I think, but don't hold me to it, that I read through an article of what might have been "hammers blow" that stated a good crowning to have on your hammer is 30 degrees.  And of course eased and nicely rounded over.  Another article also hammers blow or maybe the same one written by someone here I believe stated that if you could, it is better to forge the hammer's face and re heat treat it to keep mass.  That's a little easier if your making your own hammer from scratch. 

Alans right about the face of the die of the hammer.  A square faced hammer, you may want the left and right crowned a little more than the upper and lower.  Working with a square faced hammer can give you a pein if you use the heel of the hammer face (the lower part) but still gives you excellent drawing out abilities when working from the left or right of the hammer face.  I like square faced hammers, to me, it gives a little more direction than a typical round faced hammer. 

Also if you don't ease away the corners of any hammer, you'll find out real fast you smack your anvil quite a bit.

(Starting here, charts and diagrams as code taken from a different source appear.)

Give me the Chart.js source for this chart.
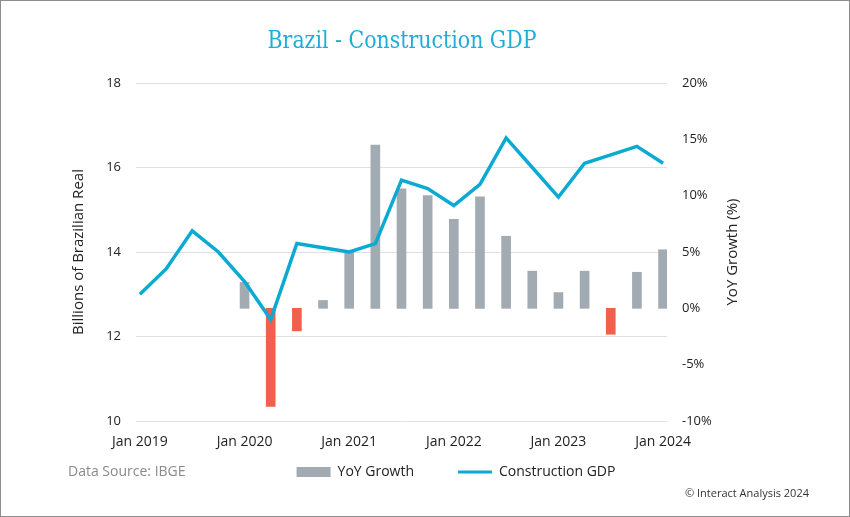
<!DOCTYPE html>
<html>
<head>
<meta charset="utf-8">
<script src="https://cdn.jsdelivr.net/npm/chart.js@4/dist/chart.umd.min.js"></script>
<style>
  body { margin: 0; background: #fff; }
  #frame { position: absolute; left: 0; top: 0; width: 850px; height: 517px; box-sizing: border-box; border: 1px solid #8c8c8c; }
  #wrap { position: absolute; left: 0; top: 0; width: 850px; height: 517px; }
</style>
</head>
<body>
<div id="frame"></div>
<div id="wrap"><canvas id="canvas"></canvas></div>
<script>
// quarterly points, Q1 2019 .. Q1 2024
const quarters = ["Q1 2019", "Q2 2019", "Q3 2019", "Q4 2019",
  "Q1 2020", "Q2 2020", "Q3 2020", "Q4 2020",
  "Q1 2021", "Q2 2021", "Q3 2021", "Q4 2021",
  "Q1 2022", "Q2 2022", "Q3 2022", "Q4 2022",
  "Q1 2023", "Q2 2023", "Q3 2023", "Q4 2023",
  "Q1 2024"];
const gdp = [13.0, 13.6, 14.5, 14.0,
  13.3, 12.4, 14.2, 14.1,
  14.0, 14.2, 15.7, 15.5,
  15.1, 15.6, 16.7, 16.0,
  15.3, 16.1, 16.3, 16.5,
  16.1];
const yoy = [null, null, null, null,
  2.3, -8.7, -2.0, 0.7,
  5.0, 14.5, 10.6, 10.0,
  7.9, 9.9, 6.4, 3.3,
  1.4, 3.3, -2.3, 3.2,
  5.2];
const tickLabels = ["Jan 2019", "Jan 2020", "Jan 2021", "Jan 2022", "Jan 2023", "Jan 2024"];

const GRAY = "#a3abb2";
const RED = "#f0604a";
const CYAN = "#0aaad2";
const FONT = "'Open Sans', 'Noto Sans', sans-serif";

const barData = [];
yoy.forEach((v, i) => { if (v !== null) barData.push({ x: i, y: v }); });
const lineData = gdp.map((v, i) => ({ x: i, y: v }));

const extras = {
  id: "extras",
  afterDraw(chart) {
    const ctx = chart.ctx;
    ctx.save();
    // title
    ctx.font = "25px 'DejaVu Serif Condensed', 'DejaVu Serif', serif";
    ctx.fillStyle = "#1fadd6";
    ctx.textBaseline = "middle";
    ctx.textAlign = "center";
    const tw = ctx.measureText("Brazil - Construction GDP").width;
    ctx.translate(402, 41);
    ctx.scale(269 / tw, 1);
    ctx.fillText("Brazil - Construction GDP", 0, 0);
    ctx.restore();

    ctx.save();
    ctx.font = "15px " + FONT;
    ctx.fillStyle = "#222";
    ctx.textAlign = "center";
    ctx.textBaseline = "middle";
    ctx.translate(733, 252);
    ctx.rotate(-Math.PI / 2);
    ctx.fillText("YoY Growth (%)", 0, 0);
    ctx.restore();

    ctx.save();
    ctx.textBaseline = "middle";
    ctx.font = "14px " + FONT;
    ctx.fillStyle = "#8a8a8a";
    ctx.fillText("Data Source: IBGE", 68, 472);
    ctx.font = "11px " + FONT;
    ctx.fillStyle = "#333";
    ctx.fillText("\u00a9 Interact Analysis 2024", 685, 494);
    ctx.restore();
  }
};

const ctx = document.getElementById("canvas").getContext("2d");
const myChart = new Chart(ctx, {
  type: "bar",
  data: {
    datasets: [
      {
        type: "bar",
        label: "YoY Growth",
        data: barData,
        yAxisID: "y1",
        order: 1,
        barThickness: 9,
        backgroundColor: (c) => (c.raw && c.raw.y < 0 ? RED : GRAY),
      },
      {
        type: "line",
        label: "Construction GDP",
        data: lineData,
        yAxisID: "y",
        order: 0,
        borderColor: CYAN,
        backgroundColor: CYAN,
        borderWidth: 3.5,
        pointRadius: 0,
        tension: 0,
      },
    ],
  },
  plugins: [extras],
  options: {
    responsive: true,
    maintainAspectRatio: false,
    animation: false,
    layout: { padding: { left: 62, right: 0, top: 83, bottom: 28 } },
    plugins: {
      tooltip: { enabled: false },
      legend: {
        position: "bottom",
        labels: {
          usePointStyle: true,
          pointStyleWidth: 34,
          boxHeight: 10,
          padding: 44,
          color: "#222",
          font: { family: FONT, size: 14 },
          sort: (a, b) => a.datasetIndex - b.datasetIndex,
          generateLabels: (chart) => {
            const items = Chart.defaults.plugins.legend.labels.generateLabels(chart);
            items.forEach((it) => {
              if (it.datasetIndex === 0) {
                it.pointStyle = "rect";
                it.fillStyle = GRAY;
                it.strokeStyle = GRAY;
                it.lineWidth = 0;
              } else {
                it.pointStyle = "line";
                it.strokeStyle = CYAN;
                it.lineWidth = 3;
              }
            });
            return items;
          },
        },
      },
    },
    scales: {
      x: {
        type: "linear",
        offset: false,
        min: -0.15,
        max: quarters.length - 1 + 0.15,
        grid: { display: false, drawTicks: false },
        border: { display: false },
        afterBuildTicks: (axis) => {
          axis.ticks = tickLabels.map((t, i) => ({ value: i * 4 }));
        },
        // labels sit below the plot, legend follows straight after
        afterFit: (axis) => { axis.height = 0; },
        ticks: {
          color: "#222",
          font: { family: FONT, size: 14 },
          mirror: true,
          padding: -29,
          maxRotation: 0,
          autoSkip: false,
          callback: (v) => tickLabels[v / 4],
        },
      },
      y: {
        position: "left",
        min: 10,
        max: 18,
        afterFit: (axis) => { axis.width = 136 - 62; },
        grid: { color: "#dde1e5", drawTicks: false },
        border: { display: false },
        ticks: {
          stepSize: 2,
          padding: 15,
          color: "#222",
          font: { family: FONT, size: 13 },
        },
        title: {
          display: true,
          text: "Billions of Brazilian Real",
          color: "#222",
          font: { family: FONT, size: 15 },
          padding: { top: 8, bottom: 0 },
        },
      },
      y1: {
        position: "right",
        min: -10,
        max: 20,
        afterFit: (axis) => { axis.width = 850 - 667; },
        grid: { display: false, drawTicks: false },
        border: { display: false },
        ticks: {
          stepSize: 5,
          padding: 15,
          color: "#222",
          font: { family: FONT, size: 13 },
          callback: (v) => v + "%",
        },
      },
    },
  },
});
</script>
</body>
</html>
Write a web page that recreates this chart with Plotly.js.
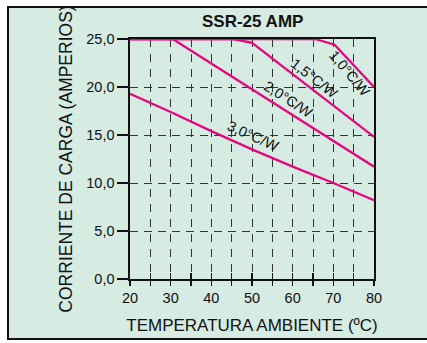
<!DOCTYPE html>
<html>
<head>
<meta charset="utf-8">
<script src="https://cdn.plot.ly/plotly-3.0.1.min.js"></script>
<style>html,body{margin:0;padding:0;background:#fff;}#chart{width:427px;height:343px;}</style>
</head>
<body>
<div id="chart"></div>
<script>
// ---- data ----
const temp10 = [20, 65.5, 70.3, 80];
const curr10 = [25, 25, 24.4, 20.0];
const temp15 = [20, 45.4, 50, 80];
const curr15 = [25, 25, 24.6, 14.8];
const temp20 = [20, 30.5, 80];
const curr20 = [25, 25, 11.7];
const temp30 = [20, 30, 40, 50, 60, 70, 80];
const curr30 = [19.3, 17.4, 15.4, 13.5, 11.7, 10.0, 8.2];

const seriesLabels = ["1,0°C/W", "1,5°C/W", "2,0°C/W", "3,0°C/W"];
const labelX = [74.0, 65.2, 58.8, 50.3];
const labelY = [21.5, 20.9, 18.7, 14.9];
const labelAngle = [50, 38, 33, 24];

const xTickVals = [20, 25, 30, 35, 40, 45, 50, 55, 60, 65, 70, 75, 80];
const xTickText = ["20", "", "30", "", "40", "", "50", "", "60", "", "70", "", "80"];
const yTickVals = [0, 5, 10, 15, 20, 25];
const yTickText = ["0,0", "5,0", "10,0", "15,0", "20,0", "25,0"];

const chartTitle = "SSR-25 AMP";
const xTitle = "TEMPERATURA AMBIENTE (ºC)";
const yTitle = "CORRIENTE DE CARGA (AMPERIOS)";

// ---- styles ----
const pink = "#e5077f";
const lineStyle = {color: pink, width: 2.3};
const series = [[temp10, curr10], [temp15, curr15], [temp20, curr20], [temp30, curr30]];
const traces = series.map((s, i) => ({
  x: s[0], y: s[1], type: "scatter", mode: "lines",
  line: lineStyle, hoverinfo: "skip", showlegend: false, cliponaxis: false
}));
// empty trace to create overlay axis for inner ticks
traces.push({x: [], y: [], xaxis: "x2", yaxis: "y", type: "scatter", mode: "lines", showlegend: false});

const font = {family: "Liberation Sans, Arial, sans-serif", color: "#111"};
const annotations = seriesLabels.map((t, i) => ({
  x: labelX[i], y: labelY[i], xref: "x", yref: "y", text: t, showarrow: false,
  textangle: labelAngle[i], font: Object.assign({}, font, {size: 14.5})
}));
annotations.push({
  text: "<b>" + chartTitle + "</b>", xref: "paper", yref: "paper", x: 0.5, y: 1.075,
  xanchor: "center", yanchor: "middle", showarrow: false,
  font: Object.assign({}, font, {size: 17})
});

const layout = {
  width: 427, height: 343,
  margin: {l: 130, r: 53, t: 39, b: 64},
  paper_bgcolor: "#ffffff",
  plot_bgcolor: "rgba(0,0,0,0)",
  font: font,
  showlegend: false,
  xaxis: {
    range: [20, 80], tickvals: xTickVals, ticktext: xTickText,
    ticks: "outside", ticklen: 5, tickwidth: 1.3, tickcolor: "#111",
    showline: true, linewidth: 1.6, linecolor: "#111", mirror: true,
    showgrid: true, gridcolor: "#333", gridwidth: 1, griddash: "8px,7px",
    zeroline: false, tickfont: Object.assign({}, font, {size: 14.5}),
    title: {text: xTitle, font: Object.assign({}, font, {size: 17}), standoff: 14},
    fixedrange: true
  },
  xaxis2: {
    overlaying: "x", anchor: "y", side: "bottom", range: [20, 80], tickvals: xTickVals,
    showticklabels: false, ticks: "inside", ticklen: 6, tickwidth: 1.3, tickcolor: "#111",
    showline: false, showgrid: false, zeroline: false, fixedrange: true
  },
  yaxis: {
    range: [0, 25], tickvals: yTickVals, ticktext: yTickText,
    ticks: "outside", ticklen: 11, tickwidth: 1.3, tickcolor: "#111",
    showline: true, linewidth: 1.6, linecolor: "#111", mirror: true,
    showgrid: true, gridcolor: "#333", gridwidth: 1, griddash: "8px,6px",
    zeroline: false, tickfont: Object.assign({}, font, {size: 14.5}),
    title: {text: yTitle, font: Object.assign({}, font, {size: 17.5}), standoff: 9},
    fixedrange: true
  },
  shapes: [{
    type: "rect", xref: "paper", yref: "paper", layer: "below",
    x0: -0.5, x1: 1.25, y0: -0.25, y1: 1.133,
    fillcolor: "#d6ebe2", line: {color: "#111", width: 2}
  }],
  annotations: annotations
};

Plotly.newPlot("chart", traces, layout, {staticPlot: true, displayModeBar: false});
</script>
</body>
</html>
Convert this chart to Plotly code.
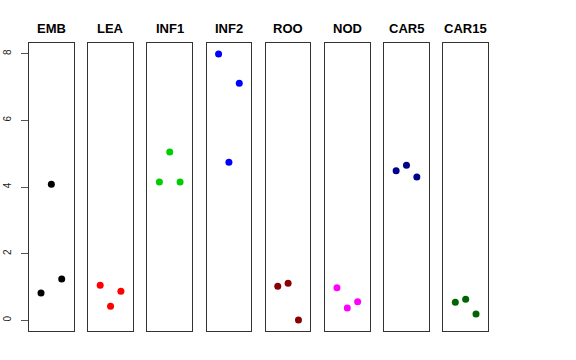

Another down fall of flat faced hammers for the beginner, they let you know when you miss, or are even just a bit off.  Gets to be a pain if you are working on small things. 

 

I've read over the years a lot about anvil faces need to be nice and nearly 220grit polished, but I believe it is more important for the face of your hammer to have the desired finish on it.  My last few hammers I got, I usually make sure they are crowned to what I want.  It depends on if I'm working with a rounding/turning/farriers type hammer or the general work hammer.  I do this with a 36 grit grinding wheel on the angle grinder.  Then I work with a few sand paper grits - up to 220, then I simply use a green scotch bright pad to buff it up. 

Type of finish you want on your hammer depends on what you want your finished work to look like.  For me, I want a lot of texture in my work, so I don't have a polished anvil, nor hammer faces.